Thursday, 22 November 2012

Hart's Tongue Fern

A few years ago, when Chris and I moved into this property, the garden was...well, let's say it needed a little t.l.c. As the clearance work got under way I was pleased to find a solitary Hart's Tongue Fern Phyllitis scolopendrium (= Asplenium scolopendrium) in a crevice. Now, some 7-8 years later, there must be a dozen along the banks of the stream - the Bell Brook - which forms one border of the garden. Unfortunately, following prolonged and heavy rain yesterday, during which time the stream rose by over two feet, most of the plants are now under water!

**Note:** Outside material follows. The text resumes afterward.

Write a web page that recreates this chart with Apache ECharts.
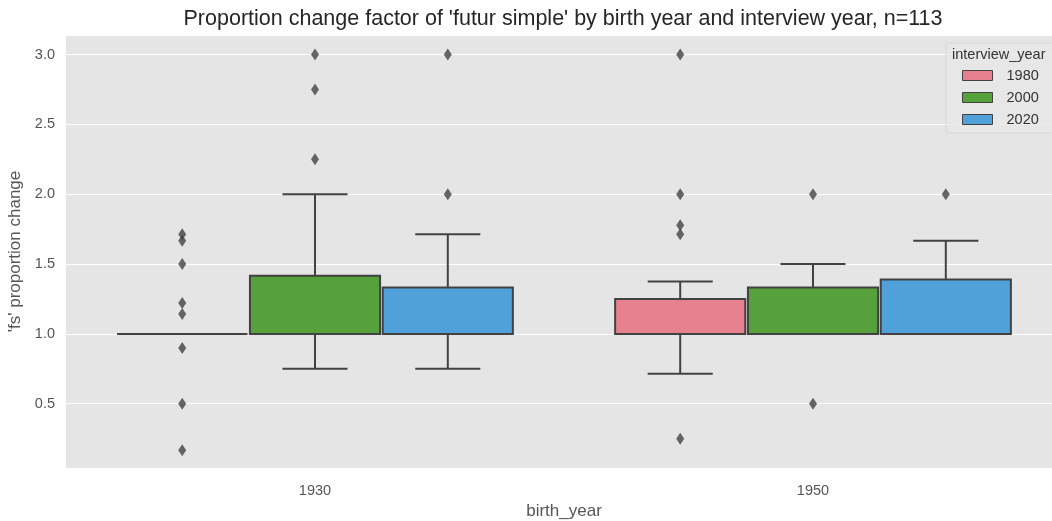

When George Claridge Druce wrote "The Flora of Northamptonshire" back in 1930 he described this fern as 'local and decreasing'. He did record it from Eydon but nowhere else in this area. It is now frequent to common around here, including the pocket park. How nice to be able to record a native plant that is flourishing.
My photograph clearly shows the brown stripes on the back of the fronds; these are the sori, producing the plant's spores. The stripey effect resembles the legs of certain centipedes and indeed this plant's specific name, scololopendrium, comes from the Greek skolopendra - a centipede.

In my 1923 copy of "Potter's Cyclopaedia of Botanical Drugs" recommends a preparation of this plant for 'removing gravelly deposits in the bladder'; I'll bear that source in mind. It will save a trip to Travis Perkins.